Melanjutkan perjalanan, aku kembali masuk ke dalam perkampungan. Sebuah bangunan dengan arsitektur kuno era kolonial Belanda tampak menonjol diantara rumah-rumah penduduk. Sebuah tanda larangan masuk tertera di pagar depan bangunan itu. Dari kejauhan terlihat beberapa orang yang mengenakan wearpack biru dan topi proyek putih mondar-mandir di dalam ruangan.

"Jangan masuk kesana, mas. Itu kantor pertamina. Nanti disuruh pergi lo. Satpamnya galak-galak!" Kata seorang pemilik warung kelontong di perkampungan itu ketika aku menanyakan bangunan apa itu.
"Apalagi kalau sampeyan bukan orang situ." Tambahnya lagi.
Sangat jelas, karena saya memang bukan karyawan perminyakan.
"Itu (jalan) buntu.

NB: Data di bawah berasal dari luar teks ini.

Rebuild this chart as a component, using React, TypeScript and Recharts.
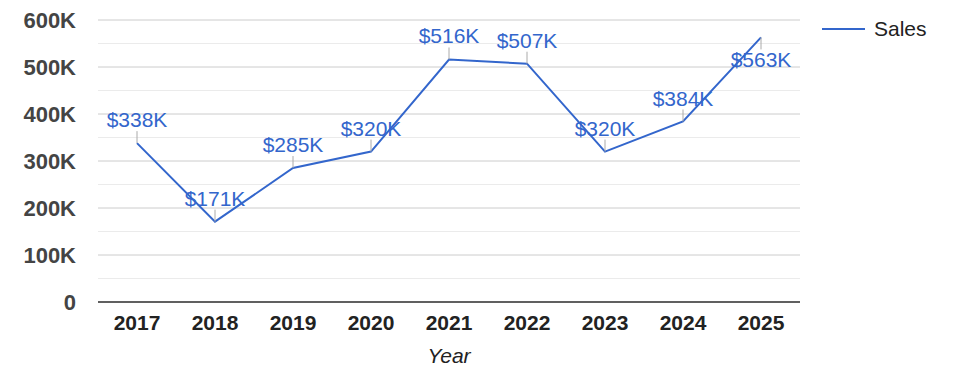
import { LineChart, Line, XAxis, YAxis, CartesianGrid, ReferenceLine } from "recharts"

const years = ["2017", "2018", "2019", "2020", "2021", "2022", "2023", "2024", "2025"]
const sales = [338000, 171000, 285000, 320000, 516000, 507000, 320000, 384000, 563000]
const yTicks = [0, 100000, 200000, 300000, 400000, 500000, 600000]
const minorTicks = [50000, 150000, 250000, 350000, 450000, 550000]

const data = years.map((year, i) => ({ year, sales: sales[i] }))

const FONT = "Arial, 'Liberation Sans', sans-serif"
const BLUE = "#3366cc"
const PLOT_TOP = 20

const fmtAxis = (v: number) => (v === 0 ? "0" : `${v / 1000}K`)

const DataLabel = ({ x, y, value }: any) => {
    const flip = y - 32 < PLOT_TOP
    const text = `$${Math.round(value / 1000)}K`
    return (
        <g>
            <line x1={x} x2={x} y1={flip ? y : y - 12} y2={flip ? y + 12 : y} stroke="#aaaaaa" strokeWidth={1} />
            <text x={x} y={flip ? y + 30 : y - 16} textAnchor="middle" fill={BLUE} fontSize={21} fontFamily={FONT}>
                {text}
            </text>
        </g>
    )
}

export default function App() {
    return (
        <div style={{ position: "absolute", left: 0, top: 0, width: 975, height: 378, background: "#fff" }}>
            <LineChart width={975} height={378} data={data} margin={{ top: PLOT_TOP, right: 175, left: 0, bottom: 0 }}>
                {minorTicks.map((v) => (
                    <ReferenceLine key={v} y={v} stroke="#ebebeb" strokeWidth={1} />
                ))}
                <CartesianGrid vertical={false} stroke="#cccccc" />
                <XAxis
                    dataKey="year"
                    height={76}
                    padding={{ left: 39, right: 39 }}
                    axisLine={{ stroke: "#333333", strokeWidth: 1.5 }}
                    tickLine={false}
                    tickMargin={7}
                    tick={{ fill: "#222222", fontSize: 21, fontWeight: "bold", fontFamily: FONT }}
                    label={{ value: "Year", position: "insideBottom", offset: 15, fill: "#222222", fontSize: 21, fontStyle: "italic", fontFamily: FONT }}
                />
                <YAxis
                    width={98}
                    domain={[0, 600000]}
                    ticks={yTicks}
                    tickFormatter={fmtAxis}
                    axisLine={false}
                    tickLine={false}
                    tickMargin={16}
                    tick={{ fill: "#444444", fontSize: 22, fontWeight: "bold", fontFamily: FONT }}
                />
                <Line
                    type="linear"
                    dataKey="sales"
                    name="Sales"
                    stroke={BLUE}
                    strokeWidth={2}
                    dot={false}
                    activeDot={false}
                    label={<DataLabel />}
                    isAnimationActive={false}
                />
            </LineChart>
            <div style={{ position: "absolute", left: 822, top: 17, display: "flex", alignItems: "center", fontFamily: FONT, fontSize: 21, color: "#222" }}>
                <div style={{ width: 43, height: 2, background: BLUE, marginRight: 9 }} />
                <span>Sales</span>
            </div>
        </div>
    )
}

Lewat jalan turun saja. Bisa tembus ke Malo atau Cepu." Katanya setelah aku bertanya rute keluar dari desa itu.

Kondisi jalan keluar dari desa itu lebih parah, apalagi setelah meninggalkan gerbang distrik. Saya lebih memilih kembali lewat Cepu untuk kembali ke Padangan, ketimbang lewat Malo karena akan memutar lebih jauh.


Setidaknya pelarian hari itu cukup sukses, membawaku sejenak terbang melintasi hutan, bergumul dengan aroma minyak mentah yang menyita oksigen, terhanyut dengan gerak pompa oil rig yang tetap tenang dalam kesendirian mereka di tengah hutan, dan tak lupa rasa syukur.